**RECORDS PROVIDED**
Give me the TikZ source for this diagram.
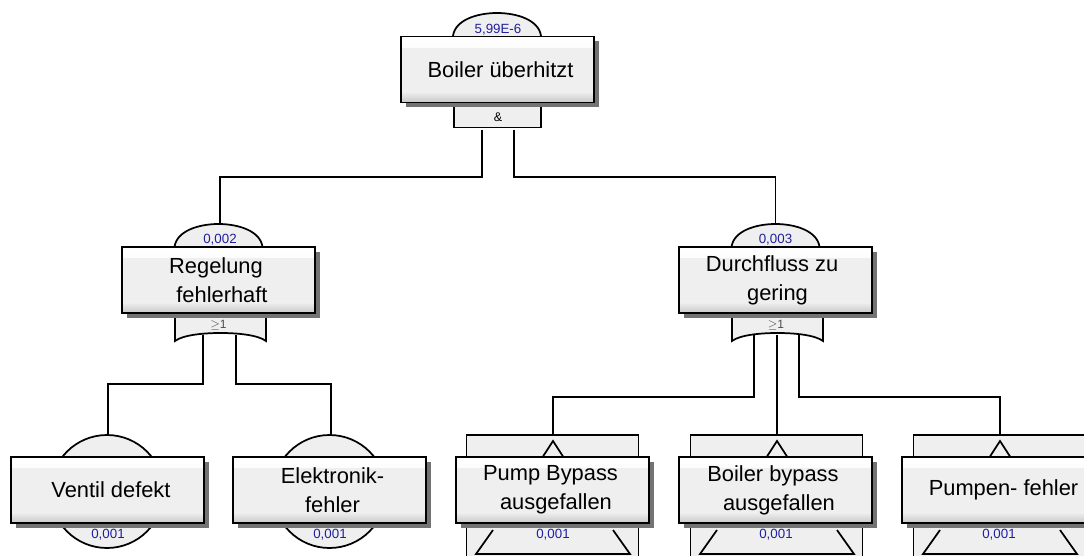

...

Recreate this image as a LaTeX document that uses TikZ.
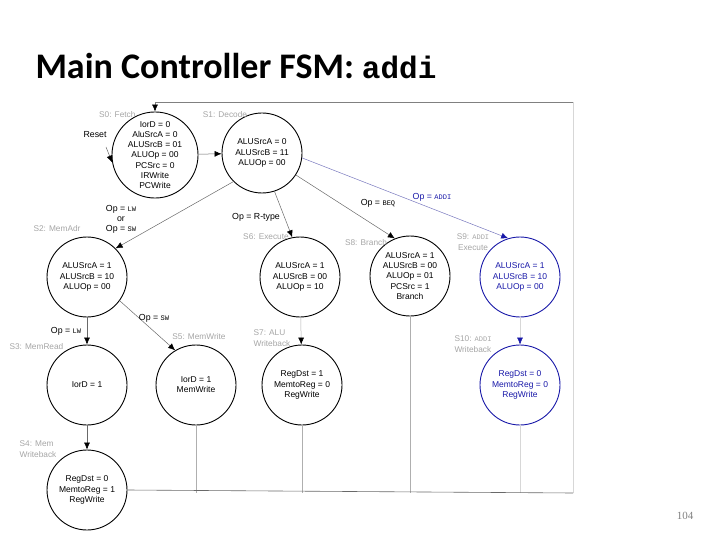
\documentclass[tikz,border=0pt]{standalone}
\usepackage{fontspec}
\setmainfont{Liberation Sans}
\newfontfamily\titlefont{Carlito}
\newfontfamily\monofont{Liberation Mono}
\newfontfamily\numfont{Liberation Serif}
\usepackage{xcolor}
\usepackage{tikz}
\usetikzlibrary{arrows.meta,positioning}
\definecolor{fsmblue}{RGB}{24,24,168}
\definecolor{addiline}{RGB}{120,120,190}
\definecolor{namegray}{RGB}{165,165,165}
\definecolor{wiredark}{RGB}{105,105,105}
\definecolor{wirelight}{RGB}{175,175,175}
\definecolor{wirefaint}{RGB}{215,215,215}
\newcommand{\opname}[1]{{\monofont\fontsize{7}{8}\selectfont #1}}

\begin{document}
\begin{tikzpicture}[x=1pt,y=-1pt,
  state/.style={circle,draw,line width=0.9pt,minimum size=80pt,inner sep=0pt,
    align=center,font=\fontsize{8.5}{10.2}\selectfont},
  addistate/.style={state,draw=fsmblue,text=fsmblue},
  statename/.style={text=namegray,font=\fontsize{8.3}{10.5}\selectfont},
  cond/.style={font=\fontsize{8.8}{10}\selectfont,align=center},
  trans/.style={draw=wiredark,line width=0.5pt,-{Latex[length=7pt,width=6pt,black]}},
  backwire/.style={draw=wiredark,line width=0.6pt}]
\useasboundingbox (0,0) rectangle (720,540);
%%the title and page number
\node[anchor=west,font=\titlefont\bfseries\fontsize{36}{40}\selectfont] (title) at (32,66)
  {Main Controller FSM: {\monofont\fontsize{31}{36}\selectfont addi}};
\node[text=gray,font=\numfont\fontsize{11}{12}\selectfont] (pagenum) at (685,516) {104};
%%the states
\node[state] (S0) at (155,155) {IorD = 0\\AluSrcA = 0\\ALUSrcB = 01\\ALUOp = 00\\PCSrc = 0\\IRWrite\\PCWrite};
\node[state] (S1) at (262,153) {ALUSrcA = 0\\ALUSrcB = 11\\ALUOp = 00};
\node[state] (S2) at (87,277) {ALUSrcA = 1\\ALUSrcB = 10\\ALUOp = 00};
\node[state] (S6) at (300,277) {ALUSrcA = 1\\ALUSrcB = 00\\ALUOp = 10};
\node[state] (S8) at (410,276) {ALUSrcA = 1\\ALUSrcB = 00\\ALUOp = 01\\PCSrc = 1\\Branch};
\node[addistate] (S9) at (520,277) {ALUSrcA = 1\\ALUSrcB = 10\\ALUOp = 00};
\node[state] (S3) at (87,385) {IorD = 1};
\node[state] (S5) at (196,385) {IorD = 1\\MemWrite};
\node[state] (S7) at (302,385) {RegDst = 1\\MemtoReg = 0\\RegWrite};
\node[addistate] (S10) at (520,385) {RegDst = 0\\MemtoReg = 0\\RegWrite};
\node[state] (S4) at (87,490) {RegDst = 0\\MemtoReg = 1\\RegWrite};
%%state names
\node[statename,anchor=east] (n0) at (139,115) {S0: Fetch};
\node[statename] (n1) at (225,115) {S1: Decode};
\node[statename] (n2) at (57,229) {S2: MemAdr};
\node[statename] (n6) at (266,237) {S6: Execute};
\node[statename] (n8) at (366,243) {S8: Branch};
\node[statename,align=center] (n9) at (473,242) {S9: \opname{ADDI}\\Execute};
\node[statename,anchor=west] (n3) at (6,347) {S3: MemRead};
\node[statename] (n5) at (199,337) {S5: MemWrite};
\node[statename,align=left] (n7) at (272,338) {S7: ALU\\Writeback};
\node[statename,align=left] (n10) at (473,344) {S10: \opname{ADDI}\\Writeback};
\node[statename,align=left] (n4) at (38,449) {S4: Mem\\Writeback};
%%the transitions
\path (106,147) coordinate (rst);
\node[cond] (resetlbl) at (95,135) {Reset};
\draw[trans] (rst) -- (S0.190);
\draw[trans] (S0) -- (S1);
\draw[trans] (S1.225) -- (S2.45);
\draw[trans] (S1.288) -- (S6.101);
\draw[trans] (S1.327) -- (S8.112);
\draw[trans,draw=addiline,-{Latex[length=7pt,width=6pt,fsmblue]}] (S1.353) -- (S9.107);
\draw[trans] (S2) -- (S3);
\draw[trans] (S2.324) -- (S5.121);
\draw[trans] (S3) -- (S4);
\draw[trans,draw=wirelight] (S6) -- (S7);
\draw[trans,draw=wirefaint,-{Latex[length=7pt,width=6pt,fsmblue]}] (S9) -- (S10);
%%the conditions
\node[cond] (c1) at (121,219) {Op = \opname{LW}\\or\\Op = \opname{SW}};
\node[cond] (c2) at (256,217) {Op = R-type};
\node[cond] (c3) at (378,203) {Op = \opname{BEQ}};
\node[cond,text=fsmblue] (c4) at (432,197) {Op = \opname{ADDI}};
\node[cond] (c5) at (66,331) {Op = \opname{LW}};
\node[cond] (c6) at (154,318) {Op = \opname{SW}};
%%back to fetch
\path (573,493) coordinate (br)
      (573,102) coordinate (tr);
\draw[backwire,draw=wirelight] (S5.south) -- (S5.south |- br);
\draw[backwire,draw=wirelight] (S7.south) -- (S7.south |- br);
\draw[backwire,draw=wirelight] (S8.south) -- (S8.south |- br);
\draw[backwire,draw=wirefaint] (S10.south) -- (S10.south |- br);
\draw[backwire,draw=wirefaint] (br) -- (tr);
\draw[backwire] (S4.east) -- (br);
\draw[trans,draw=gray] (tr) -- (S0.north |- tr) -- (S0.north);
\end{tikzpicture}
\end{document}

==

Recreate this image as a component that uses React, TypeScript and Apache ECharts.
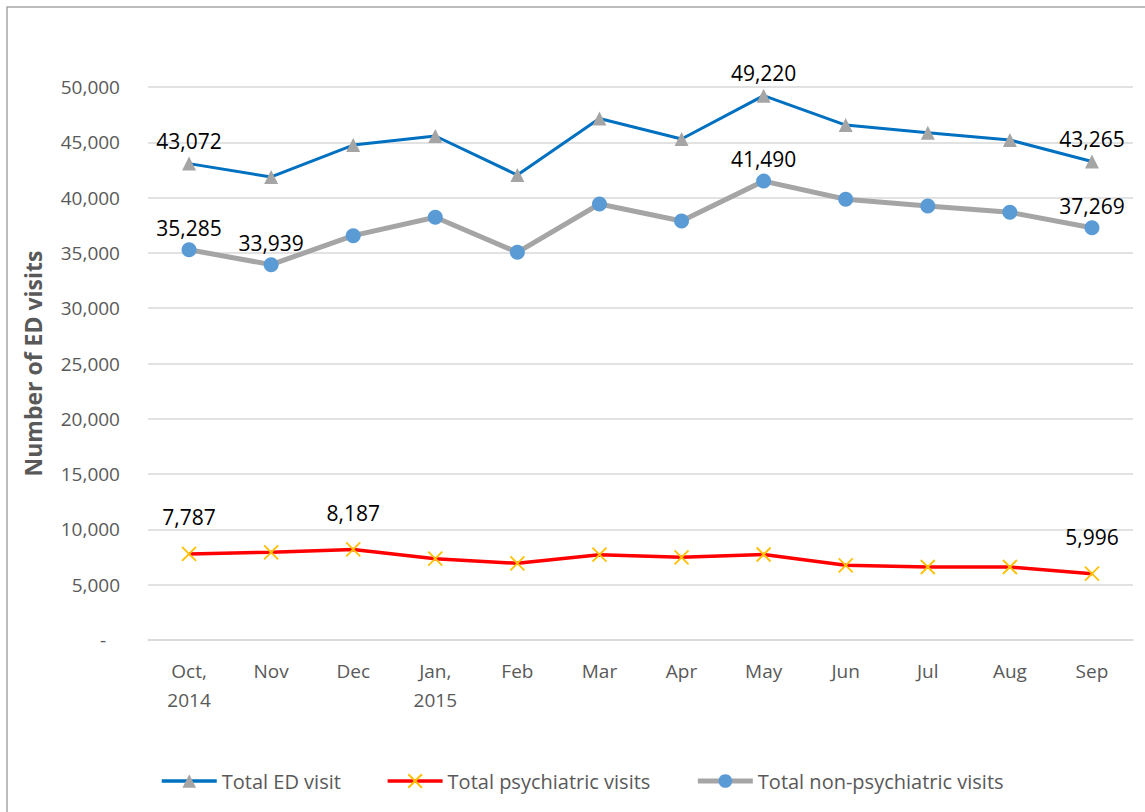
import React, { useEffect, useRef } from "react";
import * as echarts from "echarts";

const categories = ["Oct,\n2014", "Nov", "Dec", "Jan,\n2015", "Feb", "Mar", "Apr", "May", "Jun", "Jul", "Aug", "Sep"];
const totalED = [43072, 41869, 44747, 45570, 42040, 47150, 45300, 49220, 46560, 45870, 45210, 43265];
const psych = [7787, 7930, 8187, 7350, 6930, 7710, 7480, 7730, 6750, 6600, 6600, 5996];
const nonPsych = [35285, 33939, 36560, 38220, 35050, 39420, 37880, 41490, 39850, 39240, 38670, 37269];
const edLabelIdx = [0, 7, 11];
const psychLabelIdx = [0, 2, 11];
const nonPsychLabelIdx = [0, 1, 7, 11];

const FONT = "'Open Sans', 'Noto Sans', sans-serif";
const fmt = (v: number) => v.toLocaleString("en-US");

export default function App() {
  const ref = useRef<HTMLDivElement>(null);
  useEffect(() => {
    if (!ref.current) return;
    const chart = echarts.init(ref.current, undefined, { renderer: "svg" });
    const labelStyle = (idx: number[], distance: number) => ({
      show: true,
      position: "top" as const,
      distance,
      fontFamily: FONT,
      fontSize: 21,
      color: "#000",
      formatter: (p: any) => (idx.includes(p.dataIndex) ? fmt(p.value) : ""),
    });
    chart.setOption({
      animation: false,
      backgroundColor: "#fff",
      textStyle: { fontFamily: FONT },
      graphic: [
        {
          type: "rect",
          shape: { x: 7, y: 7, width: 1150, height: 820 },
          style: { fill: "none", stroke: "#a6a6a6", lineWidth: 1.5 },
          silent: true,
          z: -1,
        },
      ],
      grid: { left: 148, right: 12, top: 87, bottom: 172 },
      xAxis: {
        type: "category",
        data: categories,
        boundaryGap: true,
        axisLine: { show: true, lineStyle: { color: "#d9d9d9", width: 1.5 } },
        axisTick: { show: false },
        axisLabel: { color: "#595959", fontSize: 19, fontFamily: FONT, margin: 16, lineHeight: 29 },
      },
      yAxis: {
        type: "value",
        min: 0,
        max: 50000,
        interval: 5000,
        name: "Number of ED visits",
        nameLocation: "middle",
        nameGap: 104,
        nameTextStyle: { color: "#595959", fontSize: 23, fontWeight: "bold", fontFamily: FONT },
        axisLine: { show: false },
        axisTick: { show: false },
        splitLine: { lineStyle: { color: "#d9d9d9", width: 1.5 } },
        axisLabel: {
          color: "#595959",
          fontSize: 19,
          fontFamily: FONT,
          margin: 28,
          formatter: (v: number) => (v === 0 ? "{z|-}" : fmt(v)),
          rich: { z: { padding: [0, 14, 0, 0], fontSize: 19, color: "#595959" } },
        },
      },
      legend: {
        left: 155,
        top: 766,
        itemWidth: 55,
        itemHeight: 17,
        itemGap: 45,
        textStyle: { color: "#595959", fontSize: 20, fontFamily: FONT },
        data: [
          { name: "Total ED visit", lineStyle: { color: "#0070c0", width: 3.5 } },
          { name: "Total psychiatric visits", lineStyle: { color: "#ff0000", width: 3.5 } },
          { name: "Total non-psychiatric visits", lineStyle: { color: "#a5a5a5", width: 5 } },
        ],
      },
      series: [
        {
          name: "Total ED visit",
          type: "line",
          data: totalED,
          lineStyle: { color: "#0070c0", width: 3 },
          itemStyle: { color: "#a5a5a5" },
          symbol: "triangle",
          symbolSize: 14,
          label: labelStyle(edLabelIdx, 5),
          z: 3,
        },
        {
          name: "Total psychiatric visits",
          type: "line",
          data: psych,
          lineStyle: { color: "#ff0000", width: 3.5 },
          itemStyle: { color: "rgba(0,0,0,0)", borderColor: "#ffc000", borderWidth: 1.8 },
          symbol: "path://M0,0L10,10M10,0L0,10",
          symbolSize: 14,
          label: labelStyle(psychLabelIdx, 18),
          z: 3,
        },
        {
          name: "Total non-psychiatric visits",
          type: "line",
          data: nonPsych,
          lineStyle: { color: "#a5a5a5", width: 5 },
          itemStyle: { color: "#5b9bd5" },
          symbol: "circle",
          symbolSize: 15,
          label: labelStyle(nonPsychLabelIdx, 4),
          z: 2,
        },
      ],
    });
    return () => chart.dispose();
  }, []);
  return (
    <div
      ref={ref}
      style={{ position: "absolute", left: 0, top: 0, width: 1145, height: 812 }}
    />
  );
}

**PROBLEM STATEMENT**
Copy out only the lines from the one containing "Recreate this image as a component" through the one containing "import * as", exactly, with both ends. Any picture is left out.

**REPLY**
Recreate this image as a component that uses React, TypeScript and Apache ECharts.
import React, { useEffect, useRef } from "react";
import * as echarts from "echarts";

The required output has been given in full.